In the winter of 1937, Pennsylvania governor George H. Earle traveled to Sweden together with a state delegation, and made a stop in the small town of Bottnaryd—the birthplace of Johan Printz, a governor of the seventeenth century New Sweden colony located on the Delaware River. Reportedly affected by the moment, Earle gave a speech declaring: “Here is the beginning of Pennsylvania.” By using W. J. T. Mitchell’s discussion of “foundational sites” and theories on entangled history as points of departures, the article analyses the project of locating the birthplace of the Keystone State in relation to Sweden. The Pennsylvania tour was part of the state’s 300th Anniversary Celebration—elsewhere called the 1938 New Sweden Tercentenary— staged mutually by commissions from Sweden, Finland, and the US.

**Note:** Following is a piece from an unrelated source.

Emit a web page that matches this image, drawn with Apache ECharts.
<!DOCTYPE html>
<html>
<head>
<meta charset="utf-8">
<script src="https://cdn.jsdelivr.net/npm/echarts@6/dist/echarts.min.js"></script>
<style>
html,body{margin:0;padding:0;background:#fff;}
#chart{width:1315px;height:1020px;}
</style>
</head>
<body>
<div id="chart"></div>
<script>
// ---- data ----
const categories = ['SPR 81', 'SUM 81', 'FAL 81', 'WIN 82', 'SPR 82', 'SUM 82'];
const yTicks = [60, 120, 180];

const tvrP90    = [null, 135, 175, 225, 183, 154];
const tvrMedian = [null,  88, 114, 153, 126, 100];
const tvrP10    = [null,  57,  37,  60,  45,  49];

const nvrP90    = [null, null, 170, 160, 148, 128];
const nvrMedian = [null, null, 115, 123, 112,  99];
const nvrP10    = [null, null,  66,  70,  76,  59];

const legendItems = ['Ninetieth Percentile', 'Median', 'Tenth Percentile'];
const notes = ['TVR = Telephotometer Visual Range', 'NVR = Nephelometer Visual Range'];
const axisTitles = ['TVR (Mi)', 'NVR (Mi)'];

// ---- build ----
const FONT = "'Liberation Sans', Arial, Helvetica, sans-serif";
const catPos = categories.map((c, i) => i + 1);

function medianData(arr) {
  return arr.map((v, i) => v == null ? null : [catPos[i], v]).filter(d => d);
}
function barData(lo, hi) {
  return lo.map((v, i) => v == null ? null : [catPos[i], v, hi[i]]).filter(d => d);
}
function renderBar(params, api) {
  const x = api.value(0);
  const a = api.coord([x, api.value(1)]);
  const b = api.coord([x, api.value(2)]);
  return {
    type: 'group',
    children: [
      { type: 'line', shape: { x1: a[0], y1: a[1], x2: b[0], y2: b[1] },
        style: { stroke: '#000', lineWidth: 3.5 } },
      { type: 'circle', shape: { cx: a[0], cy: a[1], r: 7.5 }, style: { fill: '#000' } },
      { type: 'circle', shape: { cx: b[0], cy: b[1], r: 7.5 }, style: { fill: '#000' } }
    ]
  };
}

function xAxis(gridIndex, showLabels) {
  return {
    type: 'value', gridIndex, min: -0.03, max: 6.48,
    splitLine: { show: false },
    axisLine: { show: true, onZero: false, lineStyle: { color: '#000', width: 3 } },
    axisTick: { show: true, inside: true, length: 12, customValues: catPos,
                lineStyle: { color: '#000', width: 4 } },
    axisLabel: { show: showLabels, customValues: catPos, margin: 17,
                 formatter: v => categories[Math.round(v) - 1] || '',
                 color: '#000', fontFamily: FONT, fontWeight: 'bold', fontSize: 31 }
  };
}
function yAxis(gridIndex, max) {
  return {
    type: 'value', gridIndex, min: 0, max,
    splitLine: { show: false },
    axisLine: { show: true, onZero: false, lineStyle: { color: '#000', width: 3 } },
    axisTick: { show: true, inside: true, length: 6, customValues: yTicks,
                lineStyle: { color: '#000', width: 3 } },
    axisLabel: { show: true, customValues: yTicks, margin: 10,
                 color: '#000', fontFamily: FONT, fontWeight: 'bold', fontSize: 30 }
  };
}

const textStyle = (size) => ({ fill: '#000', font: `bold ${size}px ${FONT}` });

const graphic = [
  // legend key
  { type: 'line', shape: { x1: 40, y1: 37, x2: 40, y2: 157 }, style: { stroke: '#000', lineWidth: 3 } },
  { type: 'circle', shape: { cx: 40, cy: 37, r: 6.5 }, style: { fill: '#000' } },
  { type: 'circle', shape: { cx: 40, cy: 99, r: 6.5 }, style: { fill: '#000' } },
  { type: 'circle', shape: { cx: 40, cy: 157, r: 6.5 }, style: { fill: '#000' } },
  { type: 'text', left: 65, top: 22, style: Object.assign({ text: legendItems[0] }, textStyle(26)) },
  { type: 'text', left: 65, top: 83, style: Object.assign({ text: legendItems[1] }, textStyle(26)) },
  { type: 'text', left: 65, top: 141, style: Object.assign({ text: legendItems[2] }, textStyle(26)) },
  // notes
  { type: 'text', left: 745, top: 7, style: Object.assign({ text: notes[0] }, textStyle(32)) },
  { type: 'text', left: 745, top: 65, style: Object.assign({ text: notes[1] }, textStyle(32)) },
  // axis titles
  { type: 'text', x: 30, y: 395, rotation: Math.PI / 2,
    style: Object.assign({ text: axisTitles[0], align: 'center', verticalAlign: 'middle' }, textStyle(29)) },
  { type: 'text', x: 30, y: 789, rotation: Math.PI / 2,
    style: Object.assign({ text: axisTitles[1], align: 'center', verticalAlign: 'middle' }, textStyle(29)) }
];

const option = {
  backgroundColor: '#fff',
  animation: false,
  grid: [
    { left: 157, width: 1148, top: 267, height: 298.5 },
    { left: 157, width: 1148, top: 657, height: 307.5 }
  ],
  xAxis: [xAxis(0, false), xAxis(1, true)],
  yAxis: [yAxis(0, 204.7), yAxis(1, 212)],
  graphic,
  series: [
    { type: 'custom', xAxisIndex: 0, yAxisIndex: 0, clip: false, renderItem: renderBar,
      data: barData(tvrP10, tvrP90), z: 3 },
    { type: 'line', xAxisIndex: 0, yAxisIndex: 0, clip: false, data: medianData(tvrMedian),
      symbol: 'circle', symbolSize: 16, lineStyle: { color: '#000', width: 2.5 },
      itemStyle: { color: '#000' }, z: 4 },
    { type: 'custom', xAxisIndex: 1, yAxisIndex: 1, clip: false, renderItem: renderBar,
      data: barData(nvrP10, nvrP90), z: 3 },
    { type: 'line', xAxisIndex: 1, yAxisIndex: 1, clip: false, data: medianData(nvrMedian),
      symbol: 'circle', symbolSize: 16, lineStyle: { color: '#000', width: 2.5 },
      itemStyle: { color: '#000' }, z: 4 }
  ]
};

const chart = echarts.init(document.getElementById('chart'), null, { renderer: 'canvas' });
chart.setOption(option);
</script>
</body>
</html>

I argue that this commemoration, of a magnitude on par with New England tercentenaries, should be understood as thoroughly entangled across regional, ethnic, and national borders. Pennsylvania’s placing of its foundational site in Sweden was the result of trans-Atlantic cooperation and regional competition with Delaware and New Jersey. It was a politicized project that rested on contemporary socio-economic interests connected to Sweden’s Social Democratic welfare state, and Pennsylvania’s “Little New Deal” backed by Governor Earle. The attempt to bypass William Penn by (dis)locating Pennsylvania’s foundational site outside state boundaries went against the grain of American settler mythologies, which generally have purportedly “homegrown” foundational sites on US territory. For Sweden, though, this aspect was less problematic. Eventually, the commemoration arguably had more impact on Sweden than on Pennsylvania.